**EXERCISE DIRECTIONS:** Reproduce the top of the data verbatim, through and including the line that contains "const xMinor = [2, 3, 4, 5, 6, 7, 8, 9, 20];".

--- Start DATA SECTION ---

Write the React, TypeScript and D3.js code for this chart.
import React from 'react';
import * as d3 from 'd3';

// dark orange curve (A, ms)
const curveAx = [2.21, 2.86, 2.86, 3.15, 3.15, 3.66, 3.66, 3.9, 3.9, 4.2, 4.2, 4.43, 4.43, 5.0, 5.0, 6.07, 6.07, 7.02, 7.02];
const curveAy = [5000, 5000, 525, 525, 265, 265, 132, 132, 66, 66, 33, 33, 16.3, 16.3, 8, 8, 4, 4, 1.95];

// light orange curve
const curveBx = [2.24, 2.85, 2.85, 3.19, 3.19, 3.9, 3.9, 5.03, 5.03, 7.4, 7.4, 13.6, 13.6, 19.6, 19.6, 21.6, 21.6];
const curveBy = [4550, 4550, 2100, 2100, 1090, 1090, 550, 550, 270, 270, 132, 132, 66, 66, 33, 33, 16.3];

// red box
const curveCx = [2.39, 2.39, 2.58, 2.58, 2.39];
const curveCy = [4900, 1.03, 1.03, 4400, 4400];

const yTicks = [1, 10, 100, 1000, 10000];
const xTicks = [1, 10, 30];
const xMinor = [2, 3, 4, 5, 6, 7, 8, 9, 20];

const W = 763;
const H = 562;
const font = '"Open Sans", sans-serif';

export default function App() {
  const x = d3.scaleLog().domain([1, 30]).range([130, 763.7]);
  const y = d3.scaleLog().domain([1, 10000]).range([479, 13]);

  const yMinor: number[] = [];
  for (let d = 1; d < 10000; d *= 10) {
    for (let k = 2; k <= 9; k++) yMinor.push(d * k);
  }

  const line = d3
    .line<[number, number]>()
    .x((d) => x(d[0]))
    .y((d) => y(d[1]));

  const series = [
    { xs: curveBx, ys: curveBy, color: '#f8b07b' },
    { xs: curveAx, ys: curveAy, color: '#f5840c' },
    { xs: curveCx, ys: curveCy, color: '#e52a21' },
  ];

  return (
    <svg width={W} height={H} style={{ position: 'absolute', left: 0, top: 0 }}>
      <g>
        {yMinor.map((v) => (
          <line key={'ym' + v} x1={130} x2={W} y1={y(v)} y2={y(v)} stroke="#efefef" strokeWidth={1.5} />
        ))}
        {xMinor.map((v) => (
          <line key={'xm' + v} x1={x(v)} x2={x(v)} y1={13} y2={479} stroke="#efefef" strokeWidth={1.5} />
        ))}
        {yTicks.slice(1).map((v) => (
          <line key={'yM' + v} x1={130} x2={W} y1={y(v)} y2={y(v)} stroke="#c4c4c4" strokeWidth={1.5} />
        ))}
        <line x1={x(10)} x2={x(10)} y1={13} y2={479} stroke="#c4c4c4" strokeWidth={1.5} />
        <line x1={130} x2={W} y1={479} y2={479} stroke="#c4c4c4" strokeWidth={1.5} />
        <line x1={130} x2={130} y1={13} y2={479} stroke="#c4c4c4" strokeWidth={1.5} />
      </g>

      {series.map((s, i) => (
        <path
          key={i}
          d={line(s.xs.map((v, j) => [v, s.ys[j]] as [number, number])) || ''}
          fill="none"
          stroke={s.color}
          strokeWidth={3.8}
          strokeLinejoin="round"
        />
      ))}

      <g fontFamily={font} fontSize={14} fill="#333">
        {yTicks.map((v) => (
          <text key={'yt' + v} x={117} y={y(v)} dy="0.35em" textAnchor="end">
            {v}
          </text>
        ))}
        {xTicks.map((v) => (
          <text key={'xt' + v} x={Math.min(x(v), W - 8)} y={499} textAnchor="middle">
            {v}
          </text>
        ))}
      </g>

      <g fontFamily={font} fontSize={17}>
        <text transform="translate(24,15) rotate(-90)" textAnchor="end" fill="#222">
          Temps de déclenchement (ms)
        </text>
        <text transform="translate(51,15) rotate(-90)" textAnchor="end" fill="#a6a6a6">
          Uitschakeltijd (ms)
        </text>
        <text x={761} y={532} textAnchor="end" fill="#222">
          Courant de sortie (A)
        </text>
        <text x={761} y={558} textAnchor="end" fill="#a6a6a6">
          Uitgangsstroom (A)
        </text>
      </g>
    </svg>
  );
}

--- End DATA SECTION ---

**SOLUTION TO THIS PROBLEM:**
Write the React, TypeScript and D3.js code for this chart.
import React from 'react';
import * as d3 from 'd3';

// dark orange curve (A, ms)
const curveAx = [2.21, 2.86, 2.86, 3.15, 3.15, 3.66, 3.66, 3.9, 3.9, 4.2, 4.2, 4.43, 4.43, 5.0, 5.0, 6.07, 6.07, 7.02, 7.02];
const curveAy = [5000, 5000, 525, 525, 265, 265, 132, 132, 66, 66, 33, 33, 16.3, 16.3, 8, 8, 4, 4, 1.95];

// light orange curve
const curveBx = [2.24, 2.85, 2.85, 3.19, 3.19, 3.9, 3.9, 5.03, 5.03, 7.4, 7.4, 13.6, 13.6, 19.6, 19.6, 21.6, 21.6];
const curveBy = [4550, 4550, 2100, 2100, 1090, 1090, 550, 550, 270, 270, 132, 132, 66, 66, 33, 33, 16.3];

// red box
const curveCx = [2.39, 2.39, 2.58, 2.58, 2.39];
const curveCy = [4900, 1.03, 1.03, 4400, 4400];

const yTicks = [1, 10, 100, 1000, 10000];
const xTicks = [1, 10, 30];
const xMinor = [2, 3, 4, 5, 6, 7, 8, 9, 20];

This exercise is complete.